Tens of thousands of people will descend on the downtown streets and Tom Lee Park for the Beale Street Music Festival.

While everyone is looking forward to having a good time, you also want to be safe.

"I think the number is $80 to $88 million is what’s generated with Memphis in May, so we are super excited for what’s generated for downtown," said Terence Patterson, President of the Downtown Memphis Commission.

With all the extra people downtown enjoying their favorite musicians, Memphis Police are ramping up their efforts.

"We have a huge planning meeting," explained Memphis Police Colonel Gloria Bullock.

At the meeting law enforcement officials decide how to allocate resources.

"We have a safety plan, a traffic plan. We just bring as many officers in as we can and there’s a lot of reserves working," said Bullock.

Memphis Police said their security plan this year doesn’t differ much compared to years past except this go around they have several more cameras patrolling the downtown and riverfront areas.
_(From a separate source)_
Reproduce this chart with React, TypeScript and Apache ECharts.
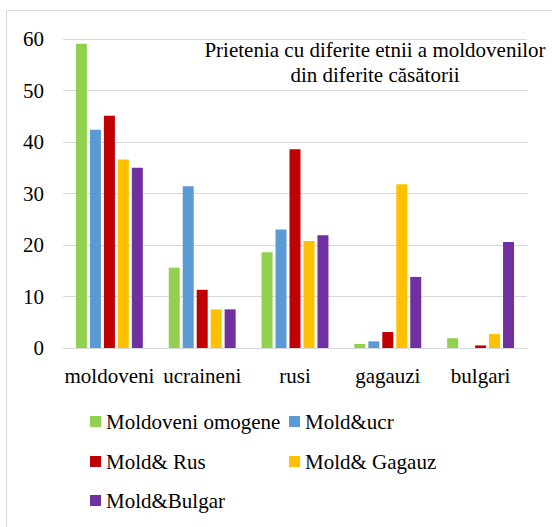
import React, { useEffect, useRef } from "react";
import * as echarts from "echarts";

const categories = ["moldoveni", "ucraineni", "rusi", "gagauzi", "bulgari"];
const seriesNames = ["Moldoveni omogene", "Mold&ucr", "Mold& Rus", "Mold& Gagauz", "Mold&Bulgar"];
const omogene = [59.1, 15.6, 18.6, 0.8, 1.9];
const moldUcr = [42.4, 31.4, 23.0, 1.3, 0];
const moldRus = [45.1, 11.3, 38.6, 3.1, 0.5];
const moldGagauz = [36.6, 7.5, 20.8, 31.8, 2.7];
const moldBulgar = [35.0, 7.5, 21.9, 13.8, 20.6];
const colors = ["#92D050", "#5B9BD5", "#C00000", "#FFC000", "#7030A0"];
const titleText = "Prietenia cu diferite etnii a moldovenilor\ndin diferite căsătorii";

const FONT = "Times New Roman, Liberation Serif, DejaVu Serif, serif";

export default function App() {
  const ref = useRef<HTMLDivElement>(null);
  useEffect(() => {
    if (!ref.current) return;
    const chart = echarts.init(ref.current, undefined, { renderer: "svg" });
    const values = [omogene, moldUcr, moldRus, moldGagauz, moldBulgar];
    const legendPos = [
      { left: 90, top: 411 },
      { left: 289, top: 411 },
      { left: 90, top: 451 },
      { left: 289, top: 451 },
      { left: 90, top: 490 },
    ];
    chart.setOption({
      animation: false,
      textStyle: { fontFamily: FONT },
      grid: { left: 63, right: 25, top: 39, bottom: 179 },
      graphic: [
        {
          type: "rect",
          shape: { x: 6.5, y: 10.5, width: 600, height: 600 },
          style: { fill: "none", stroke: "#d9d9d9", lineWidth: 1 },
          silent: true,
        },
        {
          type: "text",
          x: 375,
          y: 37,
          style: {
            text: titleText,
            fontFamily: FONT,
            fontSize: 21,
            lineHeight: 25,
            fill: "#000",
            align: "center",
            verticalAlign: "top",
          },
        },
      ],
      legend: seriesNames.map((n, i) => ({
        data: [n],
        left: legendPos[i].left,
        top: legendPos[i].top,
        padding: 0,
        icon: "rect",
        itemWidth: 11,
        itemHeight: 11,
        textStyle: { fontFamily: FONT, fontSize: 21, lineHeight: 21, color: "#000" },
      })),
      xAxis: {
        type: "category",
        data: categories,
        axisTick: { show: false },
        axisLine: { lineStyle: { color: "#d9d9d9", width: 1 } },
        axisLabel: { fontFamily: FONT, fontSize: 21, color: "#000", margin: 17, interval: 0 },
      },
      yAxis: {
        type: "value",
        min: 0,
        max: 60,
        interval: 10,
        axisLine: { show: false },
        axisTick: { show: false },
        splitLine: { lineStyle: { color: "#d9d9d9", width: 1 } },
        axisLabel: { fontFamily: FONT, fontSize: 21, color: "#000", margin: 19 },
      },
      series: seriesNames.map((n, i) => ({
        name: n,
        type: "bar",
        data: values[i],
        barWidth: 11,
        barGap: "27%",
        itemStyle: { color: colors[i] },
      })),
    });
    return () => chart.dispose();
  }, []);
  return (
    <div
      ref={ref}
      style={{ position: "fixed", left: 0, top: 0, width: 552, height: 527, background: "#fff" }}
    />
  );
}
Shelby County Sheriff’s deputies, Memphis in May security and MPD will have river patrols and aerial patrols if needed.

The Downtown Memphis Commission has also beefed up their Blue Suede Brigade, offering help and security to visitors.

"They’re not just walking but they’re on bikes and Segways," said Patterson.

Don’t expect to see more boots on the ground just around the festival.

"We bring in outside, evening shift officers, two from each precinct and one Alpha shift which is the midnight officers from each precinct to help improve our manpower all over downtown. We don’t just focus on the festival it’s got to be the entire downtown area, especially Beale Street," explained Bullock.

For women MPD says if you can, try not to carry a purse, which can sometimes be easy to snatch.

When using your phone, try using it in a safe and secure area, not out in the open and stay in well-lit areas.

And lock your vehicles!

If you have something valuable don’t make yourself a target and leave it where criminals can see it.

"Our lead in crime downtown is theft from motor vehicles not the violent crimes," said Bullock.